_OBJECTIVE_
Lines from the one containing "Generate a Python" to the one containing "colors = ['#231815', '#bdbdbd', '#5e5e5e', '#e5e6e6']", both lines included, are to be extracted exactly from the data below; pictures are excluded.

_DATA TO USE_
[start]

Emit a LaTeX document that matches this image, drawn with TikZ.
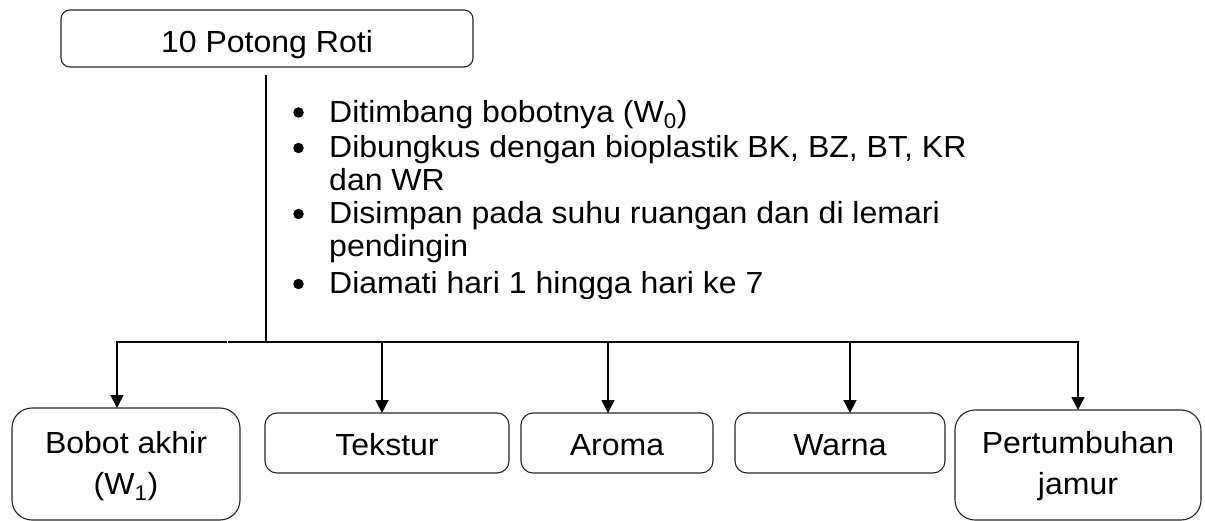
\documentclass[tikz,border=0pt]{standalone}
\usepackage{fontspec}
\setmainfont{Liberation Sans}[FakeStretch=1.05]
\usetikzlibrary{arrows.meta}

\begin{document}
\begin{tikzpicture}[x=1pt, y=-1pt,
  frame/.style={draw=black!85, line width=1.1pt, inner sep=0pt, outer sep=0pt},
  txt/.style={inner sep=0pt, anchor=base, font=\fontsize{30.5}{32.5}\selectfont},
  steptxt/.style={txt, anchor=base west},
  boxtxt/.style={inner sep=0pt, anchor=base, font=\fontsize{30.5}{41.5}\selectfont},
  wire/.style={line width=1.8pt, draw=black},
  drop/.style={wire, -{Triangle[length=13pt,width=13pt]}},
  bulletdot/.style={circle, fill=black, inner sep=0pt, minimum size=10.5pt}
]
\useasboundingbox (0,0) rectangle (1205,521);

% starting material
\node[frame, rounded corners=9pt, minimum width=412pt, minimum height=57pt] (top) at (267,38.5) {};
\node[txt] (topT) at (267,53) {10 Potong Roti};

% treatment steps
\node[bulletdot] (b1) at (298.5,112.5) {};
\node[bulletdot] (b2) at (298.5,148) {};
\node[bulletdot] (b3) at (298.5,214) {};
\node[bulletdot] (b4) at (298.5,284) {};
\node[steptxt] (s1) at (329,122.5) {Ditimbang bobotnya (W\textsubscript{0})};
\node[steptxt] (s2) at (329,158) {\begin{tabular}[t]{@{}l@{}}Dibungkus dengan bioplastik BK, BZ, BT, KR\\dan WR\end{tabular}};
\node[steptxt] (s3) at (329,224) {\begin{tabular}[t]{@{}l@{}}Disimpan pada suhu ruangan dan di lemari\\pendingin\end{tabular}};
\begin{scope}
  \clip (0,0) rectangle (1205,299);
  \node[steptxt] (s4) at (329,294) {Diamati hari 1 hingga hari ke 7};
\end{scope}

% observed parameters
\node[frame, rounded corners=20pt, minimum width=228pt, minimum height=112pt] (bobot) at (126,464) {};
\node[frame, rounded corners=12pt, minimum width=244pt, minimum height=60pt] (tekstur) at (387,443) {};
\node[frame, rounded corners=12pt, minimum width=192pt, minimum height=60pt] (aroma) at (617,443) {};
\node[frame, rounded corners=12pt, minimum width=210pt, minimum height=60pt] (warna) at (840,443) {};
\node[frame, rounded corners=20pt, minimum width=246pt, minimum height=110pt] (jamur) at (1078,465) {};

\node[boxtxt] (bobotT) at (126,453) {\begin{tabular}[t]{@{}c@{}}Bobot akhir\\(W\textsubscript{1})\end{tabular}};
\node[txt] (teksturT) at (387,455) {Tekstur};
\node[txt] (aromaT) at (617,455) {Aroma};
\node[txt] (warnaT) at (840,455) {Warna};
\node[boxtxt] (jamurT) at (1078,453) {\begin{tabular}[t]{@{}c@{}}Pertumbuhan\\jamur\end{tabular}};

% connectors: trunk, bus with a small break, and drops to each box
\coordinate (split) at (266,342);
\coordinate (d1) at (117,342);
\coordinate (d2) at (382,342);
\coordinate (d3) at (608,342);
\coordinate (d4) at (850,342);
\coordinate (d5) at (1078,342);
\coordinate (gapL) at (226,342);
\coordinate (gapR) at (228.5,342);

\draw[wire] ([yshift=-8pt]top.south -| split) -- (split);
\draw[wire, line cap=rect] (d1) -- (gapL);
\draw[wire, line cap=rect] (gapR) -- (d5);
\draw[drop] (d1) -- (d1 |- bobot.north);
\draw[drop] (d2) -- (d2 |- tekstur.north);
\draw[drop] (d3) -- (d3 |- aroma.north);
\draw[drop] (d4) -- (d4 |- warna.north);
\draw[drop] (d5) -- (d5 |- jamur.north);
\end{tikzpicture}
\end{document}
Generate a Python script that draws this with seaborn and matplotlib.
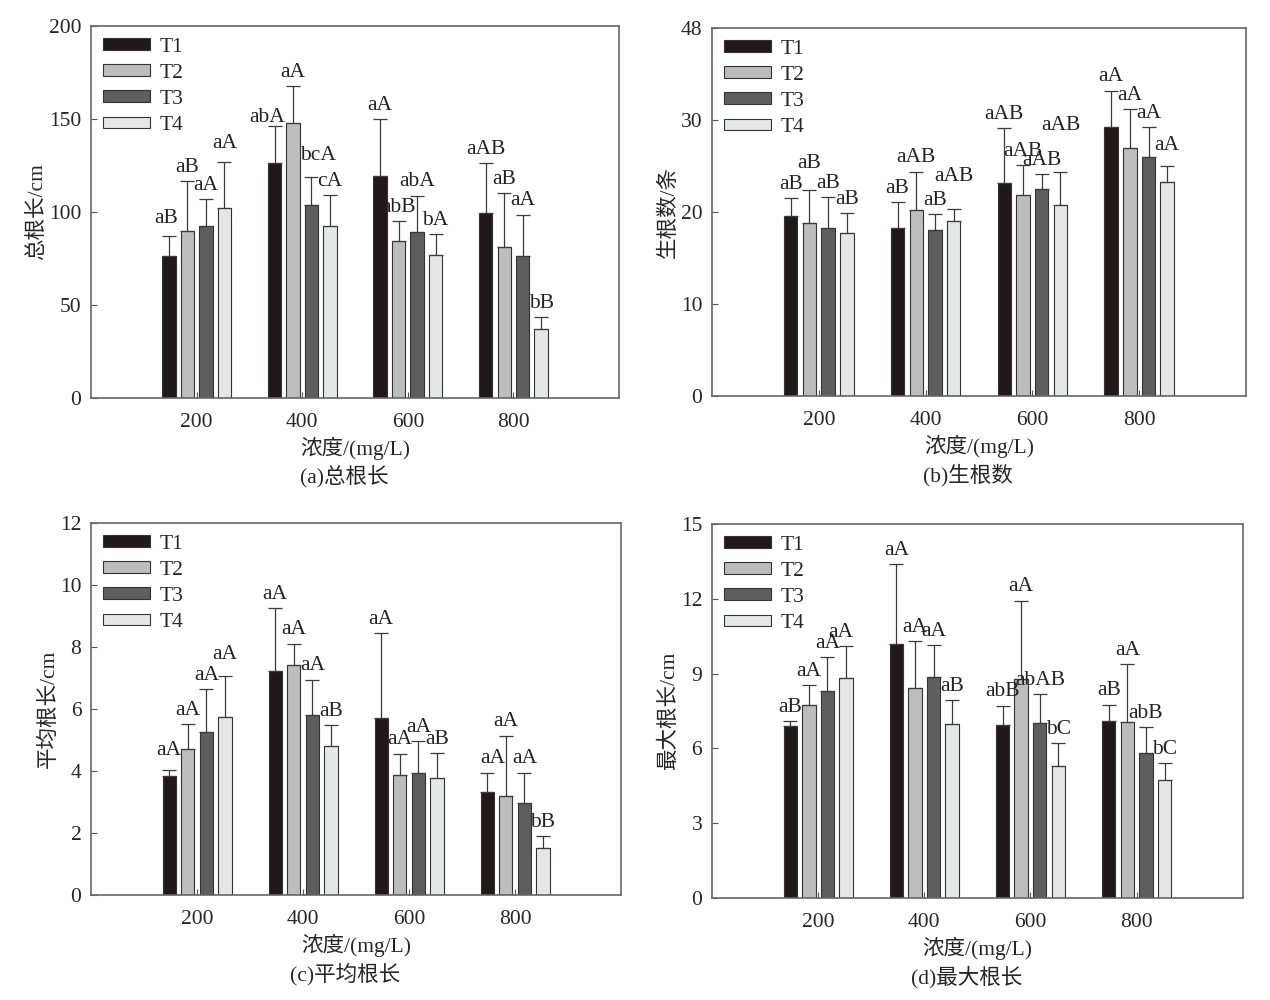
import matplotlib
matplotlib.use('Agg')
import matplotlib.pyplot as plt
import seaborn as sns
import pandas as pd

# Data
conc = ['200', '400', '600', '800']
groups = ['T1', 'T2', 'T3', 'T4']
colors = ['#231815', '#bdbdbd', '#5e5e5e', '#e5e6e6']

# (a) total root length, rows = T1..T4, columns = 200..800
total_len = [[76.3, 126.5, 119.2, 99.6],
             [90.0, 147.8, 84.2, 81.2],
             [92.6, 103.8, 89.2, 76.3],
             [102.3, 92.6, 76.9, 37.3]]
total_len_err = [[10.8, 19.7, 30.6, 26.9],
                 [26.7, 19.8, 10.8, 29.0],
                 [14.4, 14.8, 19.6, 22.3],
                 [24.7, 16.7, 11.3, 6.4]]
total_len_sig = [['aB', 'abA', 'aA', 'aAB'],
                 ['aB', 'aA', 'abB', 'aB'],
                 ['aA', 'bcA', 'abA', 'aA'],
                 ['aA', 'cA', 'bA', 'bB']]

# (b) root number
root_num = [[19.6, 18.3, 23.2, 29.2],
            [18.8, 20.2, 21.8, 27.0],
            [18.3, 18.0, 22.5, 26.0],
            [17.7, 19.0, 20.8, 23.3]]
root_num_err = [[1.9, 2.8, 5.9, 4.0],
                [3.6, 4.2, 3.3, 4.2],
                [3.3, 1.8, 1.6, 3.2],
                [2.2, 1.3, 3.6, 1.7]]
root_num_sig = [['aB', 'aB', 'aAB', 'aA'],
                ['aB', 'aAB', 'aAB', 'aA'],
                ['aB', 'aB', 'aAB', 'aA'],
                ['aB', 'aAB', 'aAB', 'aA']]

# (c) mean root length
mean_len = [[3.83, 7.21, 5.72, 3.31],
            [4.71, 7.43, 3.86, 3.20],
            [5.26, 5.81, 3.94, 2.97],
            [5.74, 4.82, 3.76, 1.53]]
mean_len_err = [[0.20, 2.04, 2.73, 0.64],
                [0.81, 0.68, 0.70, 1.94],
                [1.39, 1.14, 1.03, 0.98],
                [1.31, 0.66, 0.83, 0.36]]
mean_len_sig = [['aA', 'aA', 'aA', 'aA'],
                ['aA', 'aA', 'aA', 'aA'],
                ['aA', 'aA', 'aA', 'aA'],
                ['aA', 'aB', 'aB', 'bB']]

# (d) max root length
max_len = [[6.89, 10.19, 6.93, 7.08],
           [7.76, 8.44, 8.77, 7.04],
           [8.32, 8.85, 7.00, 5.82],
           [8.81, 6.97, 5.31, 4.74]]
max_len_err = [[0.19, 3.21, 0.79, 0.68],
               [0.79, 1.86, 3.16, 2.34],
               [1.34, 1.29, 1.19, 1.04],
               [1.29, 0.96, 0.89, 0.68]]
max_len_sig = [['aB', 'aA', 'abB', 'aB'],
               ['aA', 'aA', 'aA', 'aA'],
               ['aA', 'aA', 'abAB', 'abB'],
               ['aA', 'aB', 'bC', 'bC']]

panels = [
    (total_len, total_len_err, total_len_sig, '总根长/cm', '(a)总根长',
     [0, 50, 100, 150, 200], ['0', '50', '100', '150', '200'], 200),
    (root_num, root_num_err, root_num_sig, '生根数/条', '(b)生根数',
     [0, 10, 20, 30, 40], ['0', '10', '20', '30', '48'], 40),
    (mean_len, mean_len_err, mean_len_sig, '平均根长/cm', '(c)平均根长',
     [0, 2, 4, 6, 8, 10, 12], ['0', '2', '4', '6', '8', '10', '12'], 12),
    (max_len, max_len_err, max_len_sig, '最大根长/cm', '(d)最大根长',
     [0, 3, 6, 9, 12, 15], ['0', '3', '6', '9', '12', '15'], 15),
]

positions = [[0.0717, 0.602, 0.4157, 0.372],
             [0.5606, 0.604, 0.4205, 0.368],
             [0.0717, 0.105, 0.4173, 0.372],
             [0.5606, 0.102, 0.4180, 0.374]]

# hand placement of a few letters (panel, group, conc) -> offset in points
nudge = {(0, 0, 0): (-2, 3), (0, 3, 0): (0, 3), (0, 0, 1): (-5, -4),
         (0, 2, 1): (5, 6),
         (1, 1, 0): (0, 9), (1, 3, 1): (0, 14), (1, 3, 2): (0, 23),
         (1, 3, 3): (0, 5),
         (2, 0, 0): (0, 4), (2, 3, 0): (0, 6), (2, 0, 3): (4, 0),
         (3, 3, 0): (-4, 0)}

sns.set_style('ticks')
plt.rcParams['font.family'] = ['Liberation Serif', 'Noto Sans CJK SC']
fs = 15.5
plt.rcParams['font.size'] = fs

fig = plt.figure(figsize=(12.7, 10), dpi=100)

for pi, (pos, (vals, errs, sigs, ylab, cap, yt, ytl, ymax)) in enumerate(zip(positions, panels)):
    ax = fig.add_axes(pos)
    rows = []
    for gi, g in enumerate(groups):
        for ci, c in enumerate(conc):
            rows.append({'conc': c, 'group': g, 'value': vals[gi][ci]})
    df = pd.DataFrame(rows)

    sns.barplot(data=df, x='conc', y='value', hue='group', order=conc,
                hue_order=groups, palette=colors, width=0.7, gap=0.28,
                errorbar=None, edgecolor='#333333', linewidth=0.8,
                legend=False, ax=ax)
    bar_conts = list(ax.containers)

    # error bars and significance letters
    for gi, cont in enumerate(bar_conts):
        for ci, bar in enumerate(cont.patches):
            x = bar.get_x() + bar.get_width() / 2
            h = bar.get_height()
            e = errs[gi][ci]
            ax.errorbar(x, h, yerr=[[0], [e]], fmt='none', ecolor='#3a3a3a',
                        elinewidth=0.9, capsize=5, capthick=0.9)
            dx, dy = nudge.get((pi, gi, ci), (0, 0))
            ax.annotate(sigs[gi][ci], (x, h + e), xytext=(dx, 3 + dy),
                        textcoords='offset points', ha='center', va='bottom',
                        fontsize=fs, color='#222222')

    ax.set_xlim(-1, 4)
    ax.set_ylim(0, ymax)
    ax.set_yticks(yt)
    ax.set_yticklabels(ytl)
    ax.tick_params(direction='in', length=4, width=0.8, color='#555555',
                   labelsize=fs, pad=7)
    ax.tick_params(axis='x', pad=11)
    for s in ax.spines.values():
        s.set_visible(True)
        s.set_color('#666666')
        s.set_linewidth(1.2)

    ax.set_ylabel(ylab, fontsize=fs, labelpad=1)
    ax.set_xlabel('浓度/(mg/L)', fontsize=fs, labelpad=3)
    ax.annotate(cap, xy=(0.48, 0), xycoords='axes fraction', xytext=(0, -57),
                textcoords='offset points', ha='center', va='center',
                fontsize=fs)

    ax.legend(bar_conts, groups, loc='upper left', frameon=False,
              fontsize=fs, handlelength=2.2, handleheight=0.47,
              labelspacing=0.33, handletextpad=0.42, borderaxespad=0.15)

plt.savefig('out.png', dpi=100)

[end]

_OUTPUT_
Generate a Python script that draws this with seaborn and matplotlib.
import matplotlib
matplotlib.use('Agg')
import matplotlib.pyplot as plt
import seaborn as sns
import pandas as pd

# Data
conc = ['200', '400', '600', '800']
groups = ['T1', 'T2', 'T3', 'T4']
colors = ['#231815', '#bdbdbd', '#5e5e5e', '#e5e6e6']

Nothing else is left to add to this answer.